Morello also singles out New York indie act The Last Internationale's "I'm Gonna Live The Life I Sing About In My Song," a cover of a Mahalia Jackson song. "It perfectly captures the mission of the Firebrand Records," Morello said of the track's title. "We're not pretending. We're gonna sing about this shit, but we're gonna act on it too."

Source: Soundcloud

Why are these voices not being heard? Explicitly political music like that of the Firebrand artists once had a much firmer platform to stand on than it does today. But with the industry struggling make the profits it once enjoyed, major labels aren't as willing to take chances on artists pushing such radical messages, like they did with bands like The Clash and Rage Against the Machine, which enjoyed the big-name support to help get their protest music out to the world.

But Firebrand isn't concerned with profit.

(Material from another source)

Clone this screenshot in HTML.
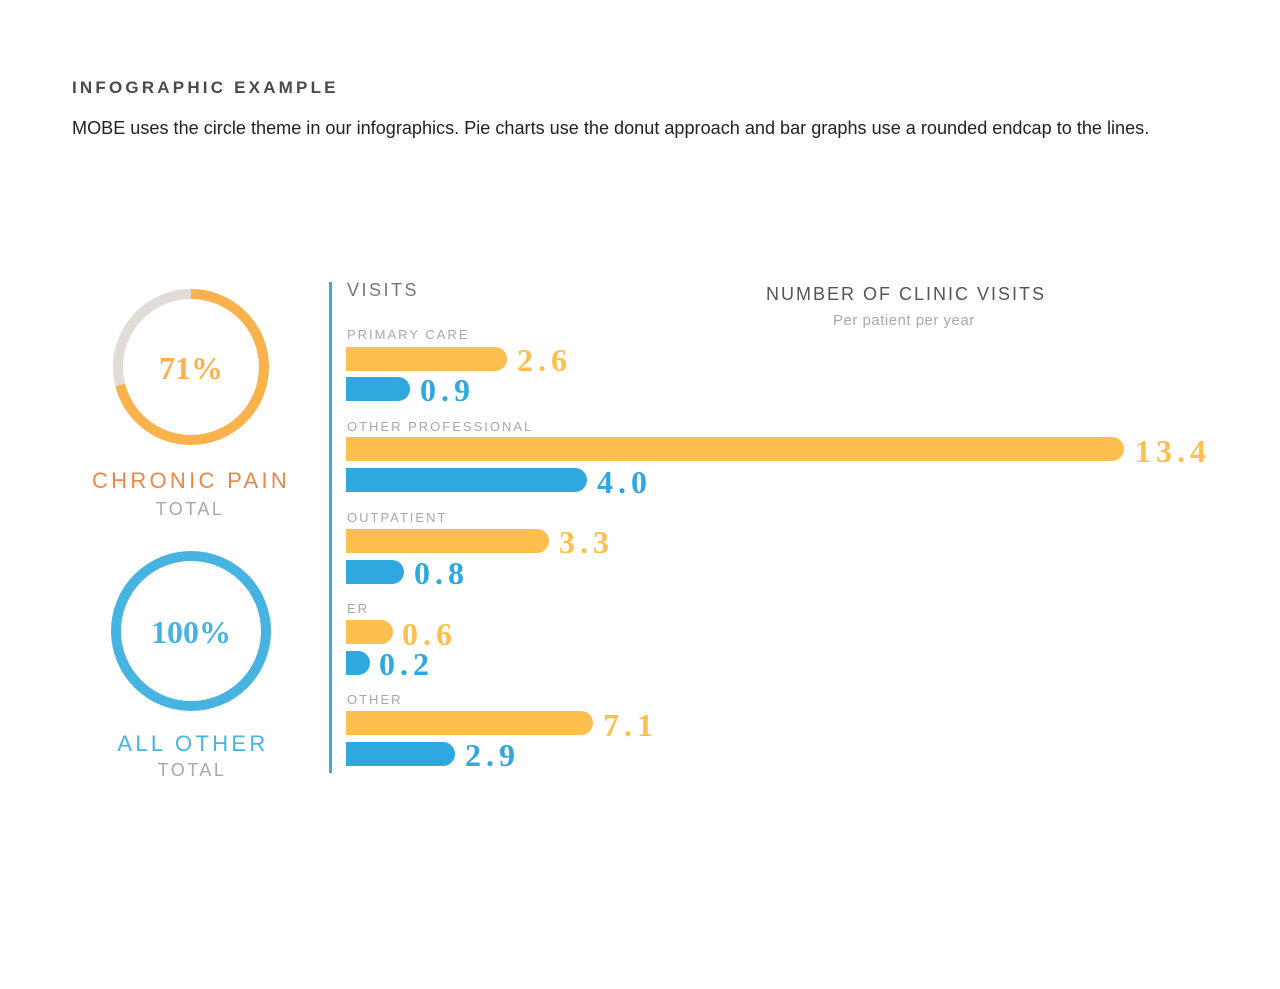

The label is officially operating as a nonprofit, though Morello refines this impression: "We're actually an anti-profit label, which is very different," he says laughing while at the same time driving home how important this aspect is to the label's mission. "I say it jokingly, because one of the themes that runs through the artists are criticisms of runaway capitalism. So while it is a label that hopes to provide a good living for the artists on it, we would be foolish in 2015 to try to start a record label trying to be Interscope."

Andrew Burton/Getty Images

In all likelihood, Morello and Harvey won't get Son of Nun to the top of the charts. But they will get his music to the people who need the inspirational power it contains.

"'We Shall Overcome' was not just sung by people in the civil rights movement, but it propelled the civil rights movement. You look at the Dylan catalog, Pete Gabriel's song 'Biko,' Little Steven's Artists Against Apartheid records," Morello said. "Those songs changed global public opinion about apartheid in South Africa, and helped topple the regime. Music, when done right, is not to be trifled with. It can have a real substantive impact."

With Firebrand, Morello has all the cards in place to make that happen. And it's only a matter of time before the label's music starts reaching the ears of the next generation of activists and organizers that will use it to change the world.